Chinese media reports say last year's ODIs totaled $52.1 billion and FDIs $92.4 billion.
By any measure, these amounts are staggering and explain why the world's third-largest economy in gross domestic product terms after the United States and Japan continues to grow even in these difficult times brought on by the global financial crisis.
In fact, the global slowdown, which has led to a decline in the prices of overseas resources, is only spurring more Chinese investments overseas.
Unlike in the past when it discouraged Chinese companies from making overseas ventures to preserve precious foreign exchange, the government is now doing the opposite.

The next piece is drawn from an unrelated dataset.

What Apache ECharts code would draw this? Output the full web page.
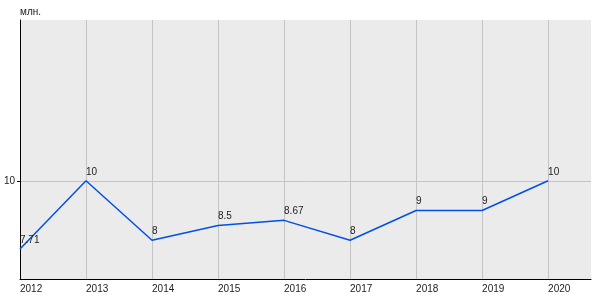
<!DOCTYPE html>
<html><head><meta charset="utf-8">
<script src="https://cdn.jsdelivr.net/npm/echarts@6/dist/echarts.min.js"></script>
<style>html,body{margin:0;padding:0;background:#fff}#c{width:600px;height:300px}</style>
</head><body><div id="c"></div>
<script>
const years = [2012, 2013, 2014, 2015, 2016, 2017, 2018, 2019, 2020];
const values = [7.71, 10, 8, 8.5, 8.67, 8, 9, 9, 10];
const yTicks = [10];
const yName = 'млн.';

const chart = echarts.init(document.getElementById('c'), null, {renderer: 'canvas'});
const font = 'Liberation Sans, Arial, sans-serif';
chart.setOption({
  animation: false,
  grid: {left: 20, top: 20, right: 9, bottom: 21, show: true, backgroundColor: '#ebebeb', borderWidth: 0},
  xAxis: {
    type: 'value', min: 2012, max: 2020.65,
    axisLine: {show: true, onZero: false, lineStyle: {color: '#000', width: 1}},
    axisTick: {show: false, customValues: years},
    axisLabel: {customValues: years, color: '#222', fontFamily: font, fontSize: 10, align: 'left', margin: 5, formatter: v => String(v)},
    splitLine: {show: true, lineStyle: {color: '#c4c4c4', width: 1}}
  },
  yAxis: {
    type: 'value', min: 6.7, max: 15.4,
    name: yName, nameLocation: 'end', nameGap: 3,
    nameTextStyle: {color: '#222', fontFamily: font, fontSize: 10, align: 'left', verticalAlign: 'bottom'},
    axisLine: {show: true, onZero: false, lineStyle: {color: '#000', width: 1}},
    axisTick: {show: true, length: 3, inside: false, customValues: yTicks, lineStyle: {color: '#000'}},
    axisLabel: {customValues: yTicks, color: '#222', fontFamily: font, fontSize: 10, margin: 5},
    splitLine: {show: true, lineStyle: {color: '#c4c4c4', width: 1}}
  },
  series: [{
    type: 'line',
    data: years.map((y, i) => [y, values[i]]),
    showSymbol: true, symbol: 'circle', symbolSize: 0,
    lineStyle: {color: '#0050e6', width: 1.5},
    itemStyle: {color: '#0050e6'},
    label: {show: true, position: 'top', align: 'left', distance: 4, color: '#222', fontFamily: font, fontSize: 10,
      formatter: p => String(p.value[1])},
    z: 3
  }]
});
</script></body></html>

A China Daily report Thursday focused on whether China's ODIs will soon overtake its FDIs and quoted officials and experts as saying it was unlikely at least this year partly because Chinalco, or the Aluminum Company of China, had failed in its $19.5 billion bid to boost its stake in Rio Tinto, the giant Anglo-Australian mining company.
Also, the report said that even though Chinese National Petroleum Corp. along with British Petroleum, had won a bid to develop Iraq's biggest oilfield, it wouldn't significantly increase China's overall ODI this year because deals concluded in the previous months were of "small volume."
In other high profile acquisitions, Sichuan Tengzhong Heavy Industrial Machinery took over U.S. auto giant General Motors' Hummer brand.
Beginning Aug. 1, the Chinese government plans to relax foreign exchange curbs to allow firms to invest abroad, with up to $30 billion expected to flow out.
Chinese experts say with many foreign firms hurt by recession eager to sell their assets, they expect a wave of Chinese ODI outflows.
On the other side, China is also taking measures to arrest the decline in FDI flows into the country. The plan is to relax restrictions on foreign investment, the commerce ministry has said.
China's foreign direct investments in May totaled $6.38 billion, down 17.8 percent from the same month of last year. The May figure was the eighth consecutive monthly decline but wasn't as steep as April's 22.5 percent on a yearly basis. FDIs in the first five months totaled $34.05 billion, down 20.4 percent from the same period of last year.
The government also wants to invite foreign-funded companies to be listed in the country. The plan, which is also an effort to build Shanghai into a major international financial hub, calls for high-quality foreign firms to go public in China.
In fact, some domestically incorporated foreign banks have already announced plans to issue yuan-denominated bonds.